Dataset content |
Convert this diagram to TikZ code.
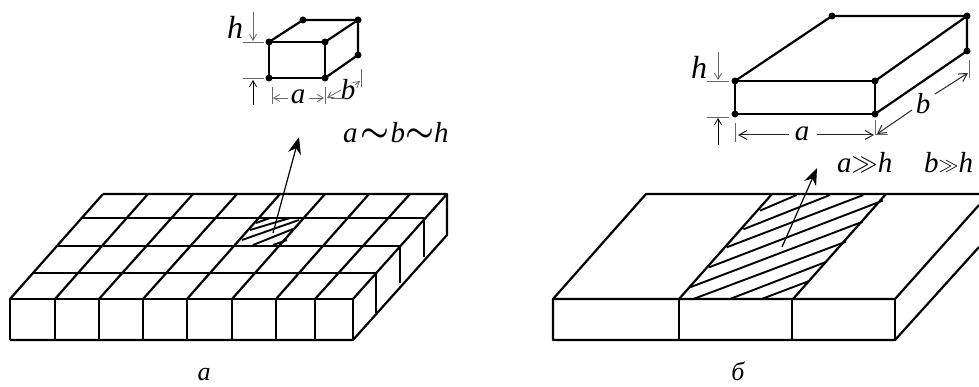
\documentclass[tikz,border=0pt]{standalone}
\usepackage{amsmath}
\usepackage{fontspec}
\setmainfont{Liberation Serif}
\usetikzlibrary{arrows.meta}
\tikzset{
  thickline/.style={line width=2.2pt,black,line join=round},
  hatchline/.style={line width=1.9pt,black},
  boxline/.style={line width=2.2pt,black,line join=round},
  pointer/.style={line width=1.2pt,black,-{Stealth[length=17pt,width=13pt]}},
  dimline/.style={line width=0.8pt,black!60},
  dimarrow/.style={dimline,-{Straight Barb[length=6pt,width=7pt]}},
  dimdark/.style={line width=1pt,black!85,-{Straight Barb[length=8pt,width=9pt]}},
  lab/.style={inner sep=0pt,font=\fontsize{29}{30}\selectfont\itshape},
  biglab/.style={inner sep=0pt,font=\fontsize{32}{34}\selectfont\itshape},
  captext/.style={inner sep=0pt,anchor=base,font=\fontsize{26}{26}\selectfont\itshape},
  dotpt/.style={circle,fill=black,inner sep=0pt,minimum size=7pt}
}
\begin{document}
\begin{tikzpicture}[x=1pt,y=-1pt]
\useasboundingbox (0,0) rectangle (979,387);
\clip (0,0) rectangle (979,387);
\fill[white] (0,0) rectangle (979,387);

% ---------- left slab ----------
\foreach \f/\b in {10/103,55/148,99/193,143/237,187/280,232/325,276/369,315/410,353/447}
  \draw[thickline] (\f,299) -- (\b,194);
\foreach \f in {10,55,99,143,187,232,276,315,353}
  \draw[thickline] (\f,299) -- (\f,340);
\draw[thickline] (10,340) -- (353,340) -- (447,235) -- (447,194) -- (103,194);
\draw[thickline] (10,299) -- (353,299);
\draw[thickline] (82,218) -- (424,218) -- (424,257);
\draw[thickline] (58,246) -- (400,246) -- (400,283);
\draw[thickline] (33,273) -- (376,273) -- (376,313);
% hatch on the left cell
\draw[hatchline] (256,223) -- (270,218);
\draw[hatchline] (250,230) -- (290,218);
\draw[hatchline] (242,240) -- (299,220);
\draw[hatchline] (253,245) -- (293,229);
\draw[hatchline] (273,245) -- (287,240);
\draw[pointer] (273,233) -- (299,137);

% ---------- right slab ----------
\draw[thickline] (979,205) -- (895,299) -- (553,299) -- (646,194) -- (979,194);
\draw[thickline] (553,299) -- (553,340) -- (895,340) -- (979,247);
\draw[thickline] (895,299) -- (895,340);
\draw[thickline] (679,299) -- (679,340);
\draw[thickline] (792,299) -- (792,340);
\draw[thickline] (679,299) -- (772,194);
\draw[thickline] (793,299) -- (886,194);
\foreach \xa/\ya/\xb/\yb in {
  750/122/860/75, 700/178/960/75, 650/232/1060/75, 597/292/1118/92,
  540/352/1058/155, 550/387/1008/215, 660/387/950/275, 755/387/900/332}
  \draw[hatchline] ({510+\xa/3},{170+\ya/3}) -- ({510+\xb/3},{170+\yb/3});
\draw[pointer] (782,247) -- (817,168);

% ---------- small element ----------
\coordinate (sftl) at (269,42);
\coordinate (sftr) at (325,42);
\coordinate (sfbl) at (269,78);
\coordinate (sfbr) at (325,78);
\coordinate (sbtl) at (303,20);
\coordinate (sbtr) at (358,20);
\coordinate (sbbr) at (358,55);
\draw[boxline] (sftl) -- (sftr) -- (sfbr) -- (sfbl) -- cycle;
\draw[boxline] (sftl) -- (sbtl) -- (sbtr) -- (sbbr) -- (sfbr);
\draw[boxline] (sftr) -- (sbtr);
\foreach \p in {sftl,sftr,sfbl,sfbr,sbtl,sbtr,sbbr} \node[dotpt] at (\p) {};
\node[biglab] (hl) at (235,27) {h};
\draw[dimarrow] (253,12) -- (253,41);
\draw[dimline] (243,42) -- (264,42);
\draw[dimline] (243,78) -- (264,78);
\draw[dimarrow,black] (253,105) -- (253,80);
\draw[dimline] (272,87) -- (272,104);
\draw[dimline] (325,87) -- (325,104);
\node[lab] (al) at (298,97) {a};
\draw[dimarrow] (288,98) -- (273,98);
\draw[dimarrow] (309,98) -- (324,98);
\draw[dimline] (361,69) -- (361,87);
\node[lab] (bl) at (348,90) {b};
\draw[dimarrow] (341,90) -- (327,98);
\draw[dimarrow] (355,85) -- (360,81);
\draw[dimline] (331,98) -- (345,98);
\node[lab,anchor=west] (rell) at (343,133) {a\hspace{3pt}\raisebox{1pt}{\scalebox{1.3}[1.3]{$\boldsymbol{\sim}$}}\hspace{1pt}b\raisebox{1pt}{\scalebox{1.3}[1.3]{$\boldsymbol{\sim}$}}h};

% ---------- flat element ----------
\coordinate (fftl) at (735,81);
\coordinate (fftr) at (875,81);
\coordinate (ffbl) at (735,114);
\coordinate (ffbr) at (875,114);
\coordinate (fbtl) at (832,16);
\coordinate (fbtr) at (967,16);
\coordinate (fbbr) at (967,51);
\draw[boxline] (fftl) -- (fftr) -- (ffbr) -- (ffbl) -- cycle;
\draw[boxline] (fftl) -- (fbtl) -- (fbtr) -- (fbbr) -- (ffbr);
\draw[boxline] (fftr) -- (fbtr);
\foreach \p in {fftl,fftr,ffbl,ffbr,fbtl,fbtr,fbbr} \node[dotpt] at (\p) {};
\node[biglab] (hr) at (699,67) {h};
\draw[dimarrow] (718,52) -- (718,80);
\draw[dimline] (707,81) -- (729,81);
\draw[dimline] (707,117) -- (729,117);
\draw[dimarrow,black] (718,145) -- (718,118);
\draw[dimline] (735,123) -- (735,142);
\draw[dimline] (875,120) -- (875,135);
\draw[dimline] (875,134) -- (888,134);
\node[lab] (ar) at (802,134) {a};
\draw[dimdark] (789,135) -- (738,135);
\draw[dimdark] (817,135) -- (874,135);
\draw[dimline] (969,60) -- (969,78);
\node[lab] (br) at (923,104) {b};
\draw[dimdark] (912,110) -- (877,134);
\draw[dimdark] (935,94) -- (968,73);
\node[lab,anchor=west] (relr1) at (837,163) {a\raisebox{1pt}{\scalebox{1.05}{$\gg$}}h};
\node[lab,anchor=west] (relr2) at (924,163) {b\raisebox{1pt}{\scalebox{.8}{$\gg$}}h};

% ---------- captions ----------
\node[captext] (capa) at (204,380) {а};
\node[captext] (capb) at (738,380) {б};
\end{tikzpicture}
\end{document}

Written task | Return each line of the data, keeping its wording exact and omitting pictures.

Solved exercise |
Convert this diagram to TikZ code.
\documentclass[tikz,border=0pt]{standalone}
\usepackage{amsmath}
\usepackage{fontspec}
\setmainfont{Liberation Serif}
\usetikzlibrary{arrows.meta}
\tikzset{
  thickline/.style={line width=2.2pt,black,line join=round},
  hatchline/.style={line width=1.9pt,black},
  boxline/.style={line width=2.2pt,black,line join=round},
  pointer/.style={line width=1.2pt,black,-{Stealth[length=17pt,width=13pt]}},
  dimline/.style={line width=0.8pt,black!60},
  dimarrow/.style={dimline,-{Straight Barb[length=6pt,width=7pt]}},
  dimdark/.style={line width=1pt,black!85,-{Straight Barb[length=8pt,width=9pt]}},
  lab/.style={inner sep=0pt,font=\fontsize{29}{30}\selectfont\itshape},
  biglab/.style={inner sep=0pt,font=\fontsize{32}{34}\selectfont\itshape},
  captext/.style={inner sep=0pt,anchor=base,font=\fontsize{26}{26}\selectfont\itshape},
  dotpt/.style={circle,fill=black,inner sep=0pt,minimum size=7pt}
}
\begin{document}
\begin{tikzpicture}[x=1pt,y=-1pt]
\useasboundingbox (0,0) rectangle (979,387);
\clip (0,0) rectangle (979,387);
\fill[white] (0,0) rectangle (979,387);

% ---------- left slab ----------
\foreach \f/\b in {10/103,55/148,99/193,143/237,187/280,232/325,276/369,315/410,353/447}
  \draw[thickline] (\f,299) -- (\b,194);
\foreach \f in {10,55,99,143,187,232,276,315,353}
  \draw[thickline] (\f,299) -- (\f,340);
\draw[thickline] (10,340) -- (353,340) -- (447,235) -- (447,194) -- (103,194);
\draw[thickline] (10,299) -- (353,299);
\draw[thickline] (82,218) -- (424,218) -- (424,257);
\draw[thickline] (58,246) -- (400,246) -- (400,283);
\draw[thickline] (33,273) -- (376,273) -- (376,313);
% hatch on the left cell
\draw[hatchline] (256,223) -- (270,218);
\draw[hatchline] (250,230) -- (290,218);
\draw[hatchline] (242,240) -- (299,220);
\draw[hatchline] (253,245) -- (293,229);
\draw[hatchline] (273,245) -- (287,240);
\draw[pointer] (273,233) -- (299,137);

% ---------- right slab ----------
\draw[thickline] (979,205) -- (895,299) -- (553,299) -- (646,194) -- (979,194);
\draw[thickline] (553,299) -- (553,340) -- (895,340) -- (979,247);
\draw[thickline] (895,299) -- (895,340);
\draw[thickline] (679,299) -- (679,340);
\draw[thickline] (792,299) -- (792,340);
\draw[thickline] (679,299) -- (772,194);
\draw[thickline] (793,299) -- (886,194);
\foreach \xa/\ya/\xb/\yb in {
  750/122/860/75, 700/178/960/75, 650/232/1060/75, 597/292/1118/92,
  540/352/1058/155, 550/387/1008/215, 660/387/950/275, 755/387/900/332}
  \draw[hatchline] ({510+\xa/3},{170+\ya/3}) -- ({510+\xb/3},{170+\yb/3});
\draw[pointer] (782,247) -- (817,168);

% ---------- small element ----------
\coordinate (sftl) at (269,42);
\coordinate (sftr) at (325,42);
\coordinate (sfbl) at (269,78);
\coordinate (sfbr) at (325,78);
\coordinate (sbtl) at (303,20);
\coordinate (sbtr) at (358,20);
\coordinate (sbbr) at (358,55);
\draw[boxline] (sftl) -- (sftr) -- (sfbr) -- (sfbl) -- cycle;
\draw[boxline] (sftl) -- (sbtl) -- (sbtr) -- (sbbr) -- (sfbr);
\draw[boxline] (sftr) -- (sbtr);
\foreach \p in {sftl,sftr,sfbl,sfbr,sbtl,sbtr,sbbr} \node[dotpt] at (\p) {};
\node[biglab] (hl) at (235,27) {h};
\draw[dimarrow] (253,12) -- (253,41);
\draw[dimline] (243,42) -- (264,42);
\draw[dimline] (243,78) -- (264,78);
\draw[dimarrow,black] (253,105) -- (253,80);
\draw[dimline] (272,87) -- (272,104);
\draw[dimline] (325,87) -- (325,104);
\node[lab] (al) at (298,97) {a};
\draw[dimarrow] (288,98) -- (273,98);
\draw[dimarrow] (309,98) -- (324,98);
\draw[dimline] (361,69) -- (361,87);
\node[lab] (bl) at (348,90) {b};
\draw[dimarrow] (341,90) -- (327,98);
\draw[dimarrow] (355,85) -- (360,81);
\draw[dimline] (331,98) -- (345,98);
\node[lab,anchor=west] (rell) at (343,133) {a\hspace{3pt}\raisebox{1pt}{\scalebox{1.3}[1.3]{$\boldsymbol{\sim}$}}\hspace{1pt}b\raisebox{1pt}{\scalebox{1.3}[1.3]{$\boldsymbol{\sim}$}}h};

% ---------- flat element ----------
\coordinate (fftl) at (735,81);
\coordinate (fftr) at (875,81);
\coordinate (ffbl) at (735,114);
\coordinate (ffbr) at (875,114);
\coordinate (fbtl) at (832,16);
\coordinate (fbtr) at (967,16);
\coordinate (fbbr) at (967,51);
\draw[boxline] (fftl) -- (fftr) -- (ffbr) -- (ffbl) -- cycle;
\draw[boxline] (fftl) -- (fbtl) -- (fbtr) -- (fbbr) -- (ffbr);
\draw[boxline] (fftr) -- (fbtr);
\foreach \p in {fftl,fftr,ffbl,ffbr,fbtl,fbtr,fbbr} \node[dotpt] at (\p) {};
\node[biglab] (hr) at (699,67) {h};
\draw[dimarrow] (718,52) -- (718,80);
\draw[dimline] (707,81) -- (729,81);
\draw[dimline] (707,117) -- (729,117);
\draw[dimarrow,black] (718,145) -- (718,118);
\draw[dimline] (735,123) -- (735,142);
\draw[dimline] (875,120) -- (875,135);
\draw[dimline] (875,134) -- (888,134);
\node[lab] (ar) at (802,134) {a};
\draw[dimdark] (789,135) -- (738,135);
\draw[dimdark] (817,135) -- (874,135);
\draw[dimline] (969,60) -- (969,78);
\node[lab] (br) at (923,104) {b};
\draw[dimdark] (912,110) -- (877,134);
\draw[dimdark] (935,94) -- (968,73);
\node[lab,anchor=west] (relr1) at (837,163) {a\raisebox{1pt}{\scalebox{1.05}{$\gg$}}h};
\node[lab,anchor=west] (relr2) at (924,163) {b\raisebox{1pt}{\scalebox{.8}{$\gg$}}h};

% ---------- captions ----------
\node[captext] (capa) at (204,380) {а};
\node[captext] (capb) at (738,380) {б};
\end{tikzpicture}
\end{document}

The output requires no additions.